生後9ヶ月で、開拓移民としてテニアン島に渡った著者が、幼くして味わった現実の厳しさを語った後、16歳でサイパン島で軍属勤務となり、激化するアメリカ軍の攻撃を間近に体験した、壮絶な記録です。
私は、数年前にサイパンより南に位置するパラオを家族で訪れて、まだ残っている戦争の爪痕に、その当時を偲んできました。
その記憶が、この本と重なり合いました。
民間人であっても、戦争は相手国からすると敵国人なのだということを、今まさに怒っている世界の戦争状況によって思い知らされている日本人です。
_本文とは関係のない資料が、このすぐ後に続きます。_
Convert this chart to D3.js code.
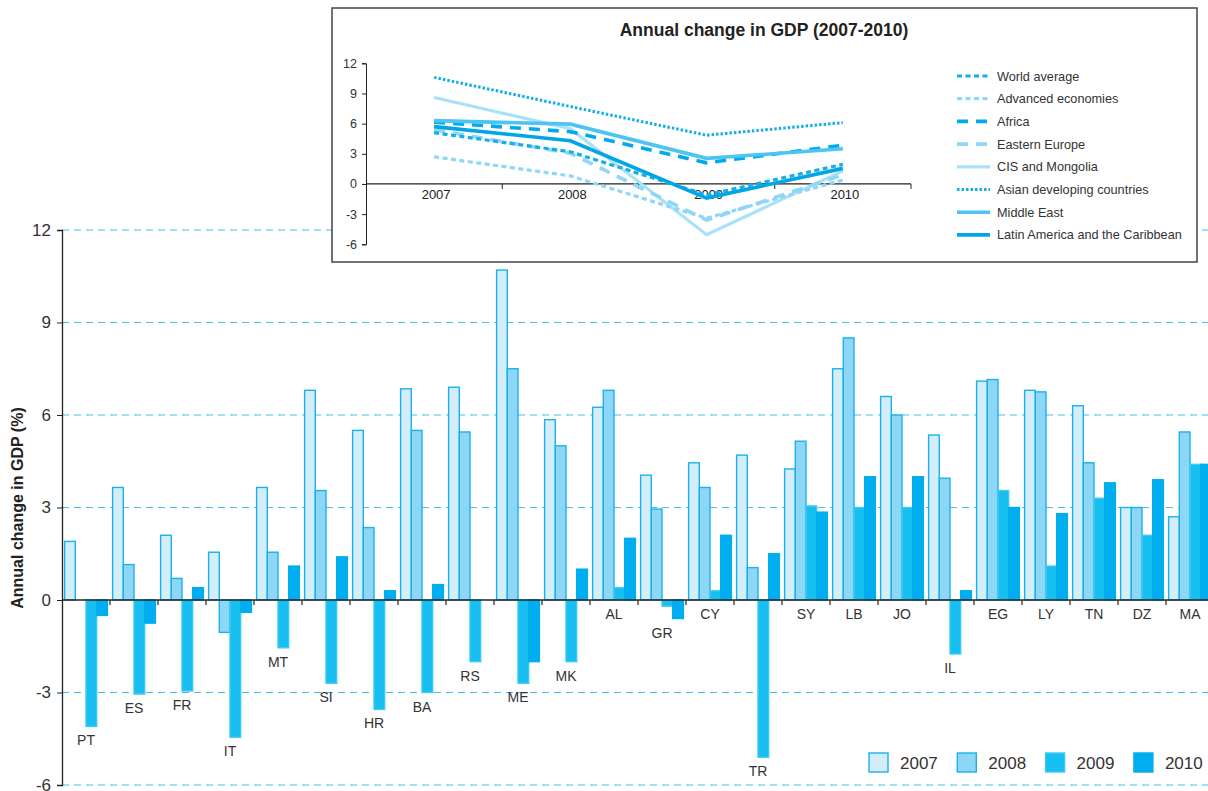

その私たちもその過酷さの中にいた事を忘れてはいけません。
この本には、当たり前のように死と絶望が側にあります。
埋めこまれた軍国思想のために、アメリカ軍に対する猜疑があります。
偏見、先入観による、日本人同士の混乱があります。
すべてのことが、真実なのだということを通じて、戦争を考える貴重な記録だと思います。
ただ一人、自決の場から生還できた著者の使命だったのでしょう。
あとがきで、家族再会の奇跡を知ってホッとしました。
生きていれば、こんなことだってあるのだという一陣の光に暗い気持ちが救われました。